ERDOS Package Reference

erdos.connect(op_type, config, read_streams, *args, **kwargs)

Registers the operator and its connected streams on the dataflow graph.

The operator is created as follows: op_type(*read_streams, *write_streams, *args, **kwargs)

Parameters
  • op_type (type) – The operator class. Should inherit from erdos.Operator.

  • config (OperatorConfig) – Configuration details required by the operator.

  • read_streams – the streams from which the operator processes data.

  • args – arguments passed to the operator.

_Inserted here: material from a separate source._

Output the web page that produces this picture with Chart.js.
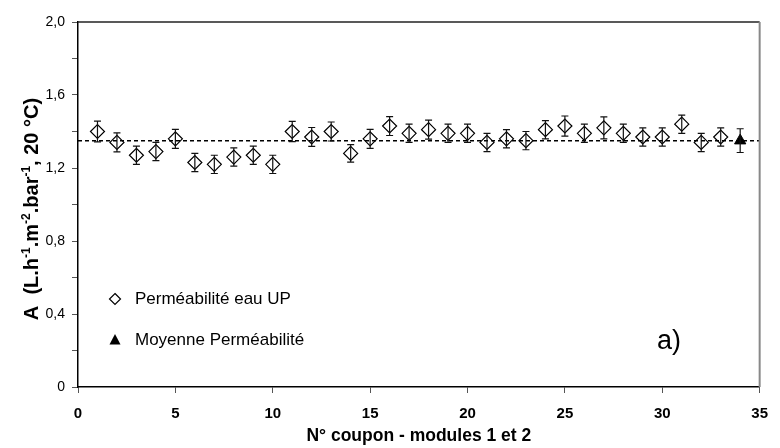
<!doctype html>
<html lang="fr">

<head>
    <meta charset="utf-8">
    <title>Perméabilité - modules 1 et 2</title>
    <style>
        body { margin: 0; background: #fff; }
        #wrap { width: 780px; height: 448px; position: relative; }
    </style>
</head>

<body>
    <div id="wrap"><canvas id="chart"></canvas></div>

    <script src="https://cdn.jsdelivr.net/npm/chart.js"></script>
    <script>
        // coupon numbers and measured permeability (L.h-1.m-2.bar-1 at 20 °C)
        const coupons = [1, 2, 3, 4, 5, 6, 7, 8, 9, 10, 11, 12, 13, 14, 15, 16, 17,
            18, 19, 20, 21, 22, 23, 24, 25, 26, 27, 28, 29, 30, 31, 32, 33];
        const permeability = [1.40, 1.34, 1.27, 1.29, 1.36, 1.23, 1.22, 1.26, 1.27, 1.22, 1.40, 1.37, 1.40, 1.28, 1.36, 1.43, 1.39,
            1.41, 1.39, 1.39, 1.34, 1.36, 1.35, 1.41, 1.43, 1.39, 1.42, 1.39, 1.37, 1.37, 1.44, 1.34, 1.37];
        const permeabilityErr = [0.057, 0.052, 0.05, 0.05, 0.052, 0.05, 0.05, 0.05, 0.05, 0.05, 0.055, 0.052, 0.052, 0.048, 0.052, 0.052, 0.05,
            0.052, 0.05, 0.05, 0.05, 0.05, 0.05, 0.05, 0.055, 0.05, 0.06, 0.05, 0.05, 0.05, 0.05, 0.05, 0.05];
        const meanCoupon = [34];
        const meanValue = [1.35];
        const meanErr = [0.065];
        const meanLineX = [0, 35];

        const xTicksStep = 5;
        const yTicksStep = 0.2;

        const FONT = '"Liberation Sans", Arial, sans-serif';

        const errorBars = {
            id: 'errorBars',
            afterDatasetsDraw(chart) {
                const { ctx, scales: { x, y } } = chart;
                ctx.save();
                ctx.strokeStyle = '#111';
                ctx.lineWidth = 1.2;
                const draw = (xs, ys, es) => {
                    xs.forEach((v, i) => {
                        const px = x.getPixelForValue(v);
                        const top = y.getPixelForValue(ys[i] + es[i]);
                        const bot = y.getPixelForValue(ys[i] - es[i]);
                        ctx.beginPath();
                        ctx.moveTo(px, top); ctx.lineTo(px, bot);
                        ctx.moveTo(px - 3.5, top); ctx.lineTo(px + 3.5, top);
                        ctx.moveTo(px - 3.5, bot); ctx.lineTo(px + 3.5, bot);
                        ctx.stroke();
                    });
                };
                draw(coupons, permeability, permeabilityErr);
                draw(meanCoupon, meanValue, meanErr);
                ctx.restore();
            }
        };

        const decorations = {
            id: 'decorations',
            afterDraw(chart) {
                const { ctx, chartArea: a } = chart;
                ctx.save();
                // top and right frame
                ctx.lineWidth = 1.5;
                ctx.strokeStyle = '#222';
                ctx.beginPath(); ctx.moveTo(a.left, a.top); ctx.lineTo(a.right, a.top); ctx.stroke();
                ctx.strokeStyle = '#888';
                ctx.lineWidth = 2;
                ctx.beginPath(); ctx.moveTo(a.right, a.top); ctx.lineTo(a.right, a.bottom); ctx.stroke();

                // x title
                ctx.fillStyle = '#000';
                ctx.font = 'bold 17.5px ' + FONT;
                ctx.textAlign = 'center';
                ctx.textBaseline = 'middle';
                ctx.fillText('N° coupon - modules 1 et 2', (a.left + a.right) / 2, 436);

                // y title with superscripts
                const parts = [['A  (L.h', 0], ['-1', 1], ['.m', 0], ['-2', 1], ['.bar', 0], ['-1', 1], [', 20 °C)', 0]];
                const big = 'bold 20px ' + FONT, small = 'bold 12px ' + FONT;
                let total = 0;
                parts.forEach(([t, s]) => { ctx.font = s ? small : big; total += ctx.measureText(t).width; });
                ctx.translate(31, 209);
                ctx.rotate(-Math.PI / 2);
                ctx.textAlign = 'left';
                ctx.textBaseline = 'alphabetic';
                let cx = -total / 2;
                parts.forEach(([t, s]) => {
                    ctx.font = s ? small : big;
                    ctx.fillText(t, cx, s ? -1 : 7);
                    cx += ctx.measureText(t).width;
                });
                ctx.setTransform(1, 0, 0, 1, 0, 0);

                // legend inside plot
                ctx.font = '17px ' + FONT;
                ctx.textAlign = 'left';
                ctx.textBaseline = 'middle';
                ctx.fillStyle = '#000';
                ctx.fillText('Perméabilité eau UP', 135, 299);
                ctx.fillText('Moyenne Perméabilité', 135, 340);
                ctx.lineWidth = 1.2;
                ctx.strokeStyle = '#000';
                ctx.fillStyle = '#fff';
                ctx.beginPath();
                ctx.moveTo(115, 293.5); ctx.lineTo(120.5, 299); ctx.lineTo(115, 304.5); ctx.lineTo(109.5, 299); ctx.closePath();
                ctx.fill(); ctx.stroke();
                ctx.fillStyle = '#000';
                ctx.beginPath();
                ctx.moveTo(115, 334); ctx.lineTo(120.5, 344.5); ctx.lineTo(109.5, 344.5); ctx.closePath();
                ctx.fill();

                // panel label
                ctx.font = '27px ' + FONT;
                ctx.textAlign = 'center';
                ctx.fillText('a)', 669, 342);
                ctx.restore();
            }
        };

        new Chart(document.getElementById('chart'), {
            type: 'scatter',
            data: {
                datasets: [
                    {
                        label: 'Perméabilité eau UP',
                        data: coupons.map((c, i) => ({ x: c, y: permeability[i] })),
                        pointStyle: 'rectRot',
                        pointRadius: 7,
                        backgroundColor: 'rgba(255,255,255,0)',
                        borderColor: '#000',
                        borderWidth: 1.2,
                        order: 1
                    },
                    {
                        label: 'Moyenne Perméabilité',
                        data: meanCoupon.map((c, i) => ({ x: c, y: meanValue[i] })),
                        pointStyle: 'triangle',
                        pointRadius: 6.5,
                        backgroundColor: '#000',
                        borderColor: '#000',
                        borderWidth: 1,
                        order: 0
                    },
                    {
                        label: 'moyenne',
                        data: meanLineX.map(v => ({ x: v, y: meanValue[0] })),
                        showLine: true,
                        borderColor: '#000',
                        borderWidth: 1.5,
                        borderDash: [4, 3],
                        pointRadius: 0,
                        order: 2
                    }
                ]
            },
            options: {
                responsive: true,
                maintainAspectRatio: false,
                animation: false,
                layout: { padding: { top: 22, right: 11, left: 0, bottom: 0 } },
                plugins: {
                    legend: { display: false },
                    tooltip: { enabled: false }
                },
                scales: {
                    x: {
                        type: 'linear',
                        min: 0,
                        max: 35,
                        afterFit: s => { s.height = 61; },
                        ticks: {
                            stepSize: xTicksStep,
                            color: '#000',
                            padding: 12,
                            font: { family: FONT, size: 15, weight: 'bold' }
                        },
                        grid: { drawOnChartArea: false, tickLength: 6, color: '#555' },
                        border: { color: '#000', width: 1.5 }
                    },
                    y: {
                        min: 0,
                        max: 2,
                        afterFit: s => { s.width = 78; },
                        ticks: {
                            stepSize: yTicksStep,
                            color: '#000',
                            padding: 7,
                            font: { family: FONT, size: 14 },
                            callback: v => {
                                const k = Math.round(v * 10);
                                if (k % 4 !== 0) return '';
                                return k === 0 ? '0' : (k / 10).toFixed(1).replace('.', ',');
                            }
                        },
                        grid: { drawOnChartArea: false, tickLength: 6, color: '#555' },
                        border: { color: '#000', width: 1.5 }
                    }
                }
            },
            plugins: [errorBars, decorations]
        });
    </script>
</body>

</html>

  • kwargs – keyword arguments passed to the operator.

Returns

ReadStreams corresponding to the

WriteStreams returned by the operator’s connect.

Return type

read_streams (list of ReadStream)

erdos.reset()

Resets internal seed and creates a new dataflow graph.

Note that no streams or operators can be re-used safely.

erdos.run(graph_filename=None, start_port=9000)

Instantiates and runs the dataflow graph.

ERDOS will spawn 1 process for each python operator, and connect them via TCP.

Parameters
  • graph_filename (str) – the filename to which to write the dataflow graph as a DOT file.

  • start_port (int) – the port on which to start. The start port is the lowest port ERDOS will use to establish TCP connections between operators.

erdos.run_async(graph_filename=None, start_port=9000)

Instantiates and runs the dataflow graph asynchronously.

ERDOS will spawn 1 process for each python operator, and connect them via TCP.

Parameters
  • graph_filename (str) – the filename to which to write the dataflow graph as a DOT file.

  • start_port (int) – the port on which to start. The start port is the lowest port ERDOS will use to establish TCP connections between operators.

erdos.add_watermark_callback(read_streams, write_streams, callback)

Adds a watermark callback across several read streams.

Parameters
  • read_streams (list of ReadStream) – streams on which the callback is invoked.

  • write_streams (list of WriteStream) – streams on which the callback can send messages.

  • callback (timestamp, list of WriteStream -> None) – a low watermark callback.

class erdos.NodeHandle(py_node_handle, processes)

Used to shutdown a dataflow created by run_async.

shutdown()

Shuts down the dataflow.